[start of Dataset section]

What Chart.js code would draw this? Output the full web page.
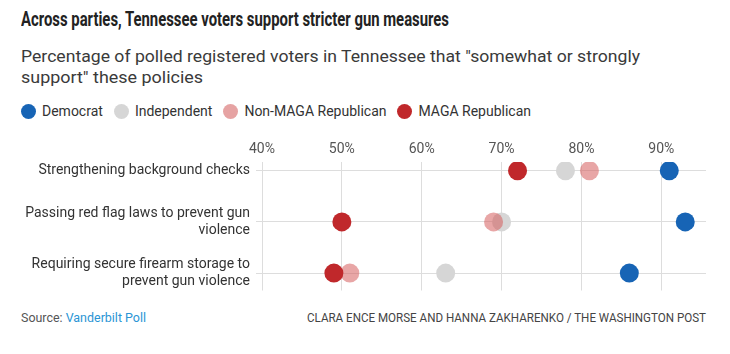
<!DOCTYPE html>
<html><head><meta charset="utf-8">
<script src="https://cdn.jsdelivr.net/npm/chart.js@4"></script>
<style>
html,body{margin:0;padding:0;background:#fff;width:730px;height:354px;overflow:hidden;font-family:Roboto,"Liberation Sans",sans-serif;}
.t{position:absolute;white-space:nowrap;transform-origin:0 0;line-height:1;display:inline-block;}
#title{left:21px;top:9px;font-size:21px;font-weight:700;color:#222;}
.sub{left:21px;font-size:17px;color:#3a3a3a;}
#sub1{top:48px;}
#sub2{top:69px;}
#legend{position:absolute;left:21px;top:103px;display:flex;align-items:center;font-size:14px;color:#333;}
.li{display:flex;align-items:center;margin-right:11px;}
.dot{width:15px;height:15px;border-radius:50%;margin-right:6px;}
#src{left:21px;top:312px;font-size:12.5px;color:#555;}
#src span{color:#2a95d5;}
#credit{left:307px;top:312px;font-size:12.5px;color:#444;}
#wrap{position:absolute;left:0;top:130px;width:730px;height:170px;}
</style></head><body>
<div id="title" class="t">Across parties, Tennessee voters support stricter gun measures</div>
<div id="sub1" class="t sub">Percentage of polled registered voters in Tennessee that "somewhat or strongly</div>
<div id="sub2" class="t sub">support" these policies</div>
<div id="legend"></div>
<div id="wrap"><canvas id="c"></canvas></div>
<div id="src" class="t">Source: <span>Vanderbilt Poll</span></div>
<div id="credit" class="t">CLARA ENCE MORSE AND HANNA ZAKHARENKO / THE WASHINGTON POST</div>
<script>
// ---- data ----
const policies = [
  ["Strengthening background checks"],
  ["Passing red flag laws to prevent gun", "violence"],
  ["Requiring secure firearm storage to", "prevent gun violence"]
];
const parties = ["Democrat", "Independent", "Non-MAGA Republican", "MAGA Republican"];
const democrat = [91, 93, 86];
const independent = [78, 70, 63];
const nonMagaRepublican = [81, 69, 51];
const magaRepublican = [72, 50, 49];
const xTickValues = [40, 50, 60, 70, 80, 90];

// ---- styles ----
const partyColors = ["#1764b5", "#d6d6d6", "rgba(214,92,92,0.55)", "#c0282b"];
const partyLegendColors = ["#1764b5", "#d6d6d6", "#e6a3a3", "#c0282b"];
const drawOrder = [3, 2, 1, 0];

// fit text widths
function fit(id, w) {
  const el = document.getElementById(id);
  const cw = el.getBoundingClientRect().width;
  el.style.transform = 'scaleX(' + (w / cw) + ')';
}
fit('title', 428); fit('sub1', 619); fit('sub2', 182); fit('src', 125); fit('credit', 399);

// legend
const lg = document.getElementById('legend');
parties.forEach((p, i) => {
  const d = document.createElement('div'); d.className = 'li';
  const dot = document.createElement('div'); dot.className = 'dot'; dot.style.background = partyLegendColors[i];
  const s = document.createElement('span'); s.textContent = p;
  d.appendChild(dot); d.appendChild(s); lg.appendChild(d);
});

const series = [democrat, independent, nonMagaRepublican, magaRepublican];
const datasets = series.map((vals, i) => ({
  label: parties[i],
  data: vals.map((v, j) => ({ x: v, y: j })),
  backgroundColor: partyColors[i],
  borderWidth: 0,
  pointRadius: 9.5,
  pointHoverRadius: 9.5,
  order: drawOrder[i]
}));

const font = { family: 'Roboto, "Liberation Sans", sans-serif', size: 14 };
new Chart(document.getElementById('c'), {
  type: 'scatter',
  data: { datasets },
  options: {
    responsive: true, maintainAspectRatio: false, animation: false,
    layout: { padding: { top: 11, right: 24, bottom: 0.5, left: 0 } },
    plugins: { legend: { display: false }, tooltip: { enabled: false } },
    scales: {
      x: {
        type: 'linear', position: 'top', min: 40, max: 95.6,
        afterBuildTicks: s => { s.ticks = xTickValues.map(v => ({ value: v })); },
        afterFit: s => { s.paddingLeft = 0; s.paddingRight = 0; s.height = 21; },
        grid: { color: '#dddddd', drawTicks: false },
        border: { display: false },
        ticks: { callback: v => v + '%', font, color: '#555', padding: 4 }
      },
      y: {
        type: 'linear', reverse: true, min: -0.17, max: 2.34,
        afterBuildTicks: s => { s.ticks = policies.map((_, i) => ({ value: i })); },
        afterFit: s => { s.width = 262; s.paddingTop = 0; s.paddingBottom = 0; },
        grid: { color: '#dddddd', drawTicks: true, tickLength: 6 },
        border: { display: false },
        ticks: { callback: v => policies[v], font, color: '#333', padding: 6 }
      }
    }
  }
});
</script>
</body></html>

[end of Dataset section]

:: Required task ::
Write out the listing above exactly as it stands, pictures excluded.

:: Exercise answer ::
What Chart.js code would draw this? Output the full web page.
<!DOCTYPE html>
<html><head><meta charset="utf-8">
<script src="https://cdn.jsdelivr.net/npm/chart.js@4"></script>
<style>
html,body{margin:0;padding:0;background:#fff;width:730px;height:354px;overflow:hidden;font-family:Roboto,"Liberation Sans",sans-serif;}
.t{position:absolute;white-space:nowrap;transform-origin:0 0;line-height:1;display:inline-block;}
#title{left:21px;top:9px;font-size:21px;font-weight:700;color:#222;}
.sub{left:21px;font-size:17px;color:#3a3a3a;}
#sub1{top:48px;}
#sub2{top:69px;}
#legend{position:absolute;left:21px;top:103px;display:flex;align-items:center;font-size:14px;color:#333;}
.li{display:flex;align-items:center;margin-right:11px;}
.dot{width:15px;height:15px;border-radius:50%;margin-right:6px;}
#src{left:21px;top:312px;font-size:12.5px;color:#555;}
#src span{color:#2a95d5;}
#credit{left:307px;top:312px;font-size:12.5px;color:#444;}
#wrap{position:absolute;left:0;top:130px;width:730px;height:170px;}
</style></head><body>
<div id="title" class="t">Across parties, Tennessee voters support stricter gun measures</div>
<div id="sub1" class="t sub">Percentage of polled registered voters in Tennessee that "somewhat or strongly</div>
<div id="sub2" class="t sub">support" these policies</div>
<div id="legend"></div>
<div id="wrap"><canvas id="c"></canvas></div>
<div id="src" class="t">Source: <span>Vanderbilt Poll</span></div>
<div id="credit" class="t">CLARA ENCE MORSE AND HANNA ZAKHARENKO / THE WASHINGTON POST</div>
<script>
// ---- data ----
const policies = [
  ["Strengthening background checks"],
  ["Passing red flag laws to prevent gun", "violence"],
  ["Requiring secure firearm storage to", "prevent gun violence"]
];
const parties = ["Democrat", "Independent", "Non-MAGA Republican", "MAGA Republican"];
const democrat = [91, 93, 86];
const independent = [78, 70, 63];
const nonMagaRepublican = [81, 69, 51];
const magaRepublican = [72, 50, 49];
const xTickValues = [40, 50, 60, 70, 80, 90];

// ---- styles ----
const partyColors = ["#1764b5", "#d6d6d6", "rgba(214,92,92,0.55)", "#c0282b"];
const partyLegendColors = ["#1764b5", "#d6d6d6", "#e6a3a3", "#c0282b"];
const drawOrder = [3, 2, 1, 0];

// fit text widths
function fit(id, w) {
  const el = document.getElementById(id);
  const cw = el.getBoundingClientRect().width;
  el.style.transform = 'scaleX(' + (w / cw) + ')';
}
fit('title', 428); fit('sub1', 619); fit('sub2', 182); fit('src', 125); fit('credit', 399);

// legend
const lg = document.getElementById('legend');
parties.forEach((p, i) => {
  const d = document.createElement('div'); d.className = 'li';
  const dot = document.createElement('div'); dot.className = 'dot'; dot.style.background = partyLegendColors[i];
  const s = document.createElement('span'); s.textContent = p;
  d.appendChild(dot); d.appendChild(s); lg.appendChild(d);
});

const series = [democrat, independent, nonMagaRepublican, magaRepublican];
const datasets = series.map((vals, i) => ({
  label: parties[i],
  data: vals.map((v, j) => ({ x: v, y: j })),
  backgroundColor: partyColors[i],
  borderWidth: 0,
  pointRadius: 9.5,
  pointHoverRadius: 9.5,
  order: drawOrder[i]
}));

const font = { family: 'Roboto, "Liberation Sans", sans-serif', size: 14 };
new Chart(document.getElementById('c'), {
  type: 'scatter',
  data: { datasets },
  options: {
    responsive: true, maintainAspectRatio: false, animation: false,
    layout: { padding: { top: 11, right: 24, bottom: 0.5, left: 0 } },
    plugins: { legend: { display: false }, tooltip: { enabled: false } },
    scales: {
      x: {
        type: 'linear', position: 'top', min: 40, max: 95.6,
        afterBuildTicks: s => { s.ticks = xTickValues.map(v => ({ value: v })); },
        afterFit: s => { s.paddingLeft = 0; s.paddingRight = 0; s.height = 21; },
        grid: { color: '#dddddd', drawTicks: false },
        border: { display: false },
        ticks: { callback: v => v + '%', font, color: '#555', padding: 4 }
      },
      y: {
        type: 'linear', reverse: true, min: -0.17, max: 2.34,
        afterBuildTicks: s => { s.ticks = policies.map((_, i) => ({ value: i })); },
        afterFit: s => { s.width = 262; s.paddingTop = 0; s.paddingBottom = 0; },
        grid: { color: '#dddddd', drawTicks: true, tickLength: 6 },
        border: { display: false },
        ticks: { callback: v => policies[v], font, color: '#333', padding: 6 }
      }
    }
  }
});
</script>
</body></html>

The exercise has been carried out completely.